Laudico v Rodriguez; G.R. No. L-16530; March 31, 1992; Avanceña, J.
- Bianca May Dorado
- Jun 25, 2020
- 3 min read
FACTS:
Vicente Arias owned a building. He wrote a letter to Mamerto Laudico allowing him to lease the said building to a third person, Fred Harrden. Laudico wrote to Arias that he had accepted the terms of the tentative contract. The letter was received by Arias through a special delivery. In return, Arias wrote a letter to Laudico withdrawing the offer to lease the building. Petitioner asserts that when Arias sent his letter of withdrawal to Laudico, he had not yet received the letter of acceptance, and when it reached him, he had already sent his letter of withdrawal. Under these facts we believe that no contract was perfected between the plaintiffs and the defendants.
ISSUE:
Whether or not the withdrawal was valid since there were no acceptance at that moment.
RULING:
Yes.
Under article 1262, paragraph 2, of the civil Code, an acceptance by letter does not have any effect until it comes to the knowledge of the offerer. Therefore, before he learns of the acceptance, the latter is not yet bound by it and can still withdraw the offer. Consequently, when Mr. Arias wrote Mr. Laudico, withdrawing the offer, he had the right to do so, inasmuch as he had not yet received notice of the acceptance. And when the notice of the acceptance was received by Mr. Arias, it no longer had any effect, as the offer was not then in existence, the same having already been withdrawn.
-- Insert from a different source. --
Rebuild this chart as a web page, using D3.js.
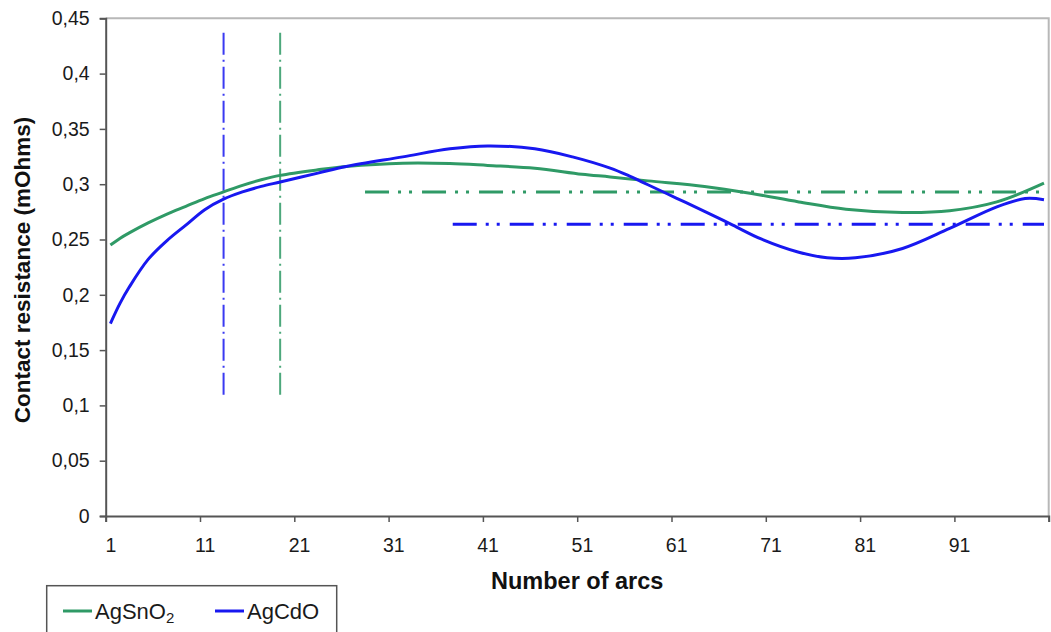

There was No meeting of the minds, through offer and acceptance, which is the essence of the contract. While there was an offer, there was no acceptance, and when the latter was made and could have a binding effect, the offer was then lacking. Though both the offer and the acceptance existed, they did not meet to give birth to a contract
The Civil Code, in paragraph 2 article 1262, has adopted the first theory and, according to its most eminent commentators, it means that, before the acceptance is known, the offer can be revoked, it not being necessary, in order for the revocation to have the effect of impeding the perfection of the contract, that it be known by the acceptant Q. Mucius Scaevola says apropos: "To our mind, the power to revoke is implied in the criterion that no contract exists until the acceptance is known. As the tie or bond springs form the meeting or concurrence of the minds, since up to that moment there exists only a unilateral act, it is evident that he who makes it must have the power to revoke it by withdrawing his proposition, although with the obligation to pay such damages as may have been sustained by the person or persons to whom the offer was made and by whom it was accepted, if he in turn failed to give them notice of the withdrawal of the offer. This view is confirmed by the provision of article 1257, paragraph 2 concerning the case where a stipulation is made in favor of a third person, which provision, which provision authorizes the contracting parties to revoke the stipulation before the notice of its acceptance. That case is quite similar to that under comment, as said stipulation in favor of a third person (who, for the very reason of being a third person, is not a contracting party) is tantamount to an offer made by the makers of the contract which may or may not be accepted by him, and which does not have any effect until the obligator is notified, and may, before it is accepted, be revoked by those who have made it; therefore, the case being similar, the same rule applies."